His three sons decide he is too frail to make the journey, and the youngest living son, an artist, is sent in his stead. It is a long, arduous journey, but he gets there, and meets who he thinks is the daughter of the woman blackmailing his father. With the addition of a twist or two, the book follows the Beauty and Beast plot very closely. But the twists made it more interesting. Not only does the beast, the woman, have to convince the son to fall in love with her, but she has to actively give something up as well.
It’s good. Really good. It isn’t explicit in any real way. There some sexy stuff, but it’s all couched in super flowery language or it fades to black. I enjoyed it a lot. Fairy Tale re-tellings are catnip to me, and Beauty and the Beast retellings most of all. It remains one of my favorite fairy tales, with all of its attendant issues. I own multiple film versions, including the Cocteau silent film.
So, yes, this was guaranteed to appeal to me. BUT the fact that I love retellings of this story in particular so much, means that I can be super judgey when they aren’t done particularly well. I liked the characters, warts and all, and all of them had flaws. There were no Belles in this book. And, say if we consider the Disney version, the analog “Gaston” is actually one of the young man’s lovers who actually loves him, and wants him to be happy. When he goes back home because his father is sick, she tells him that it is obvious he loves someone else now, and he should probably go back to her.
The language is very well chosen. The setting is as wonderfully, nondescriptly “European” as most of the fairy tales we are all familiar with. In a city, near a forest, the Beast lives “North.” A north that is reminiscent of Jonathan Harker’s journey in Dracula.

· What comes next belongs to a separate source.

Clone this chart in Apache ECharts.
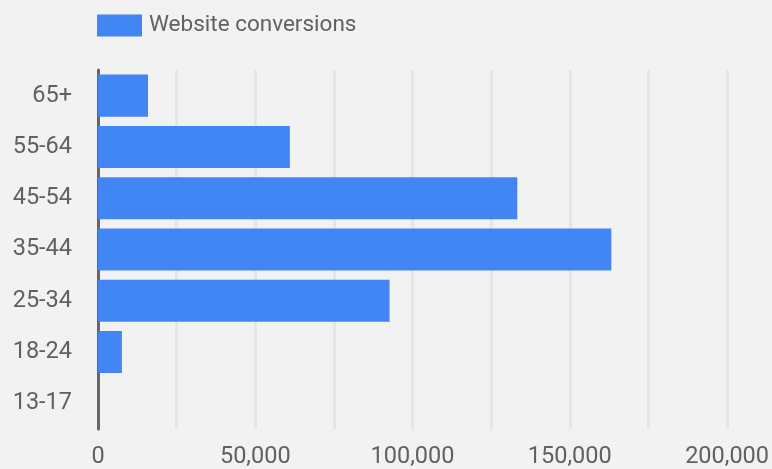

There are so many allusions to so many stories I love in this book!
So, yes, if you enjoy fairy tale re-tellings of a darker bent, pick up A Terrible Beauty by Nancy Baker.
And because I realized I haven’t said it here in a while. I am an Amazon Affiliate, and because lazy, I will often link to products there. I do also try to link to author websites, when I can.
Ok, it’s time for me to take more muscle relaxants and hope the swelling keeps going down before work.